The full check is £9.99. A clocked car could cost you thousands in inflated purchase price and early mechanical failures on components that have worn further than the dial suggests.
Useful Links
- Consumer Rights Act 2015 - GOV.UK - Your rights when goods are not as described, including misrepresented mileage
- How to complain to a trader - Citizens Advice via GOV.UK - Find your local Trading Standards office to report mileage fraud
FAQ
What causes a mileage discrepancy on a car history check?
The most common cause is clocking - deliberately winding back the odometer to show a lower mileage. Less commonly it is a genuine recording error at an MOT test, or a dashboard replacement where the new unit was set incorrectly. A discrepancy always warrants investigation before purchase.

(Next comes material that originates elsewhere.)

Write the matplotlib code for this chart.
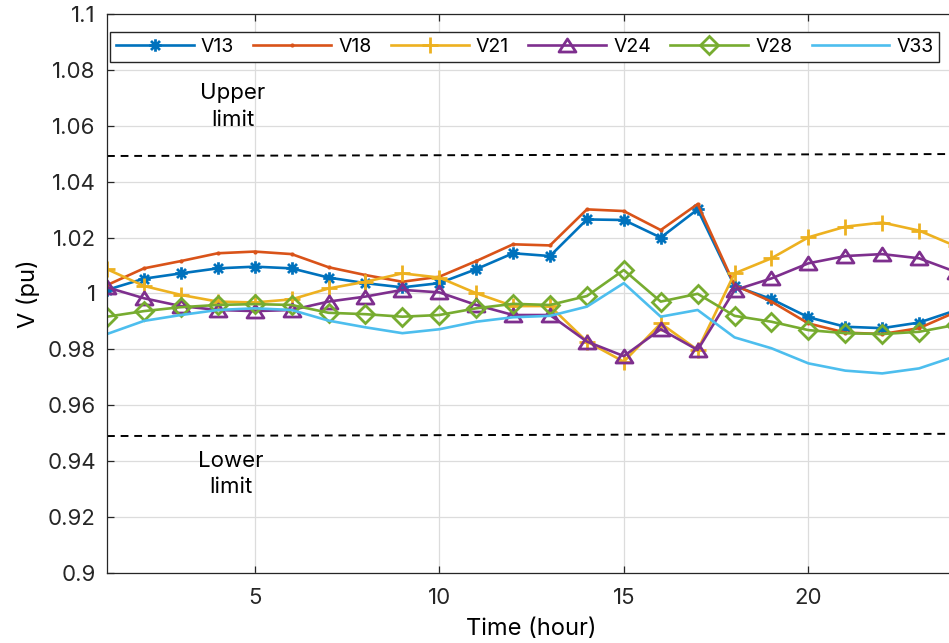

Is a mileage discrepancy always fraud?
Not always. Genuine errors do occur. A tester can record the wrong figure, or a digit can be transposed. But a mileage that drops significantly between tests is not a typo. Any discrepancy should be investigated before you buy. The burden of explanation sits with the seller.
What should I ask the seller if there is a mileage discrepancy?
Ask them to explain it in writing before you view. A genuine explanation, such as a dashboard replacement, should come with supporting documentation. If the seller cannot or will not explain it, treat the discrepancy as evidence of clocking and walk away.
Can I get my money back if I buy a car with a mileage discrepancy?
If the seller knew the mileage was false, you have a fraud claim under the Fraud Act 2006. You can pursue a refund through the courts and report it to Trading Standards and Action Fraud. Getting money back from a private seller is possible but not guaranteed.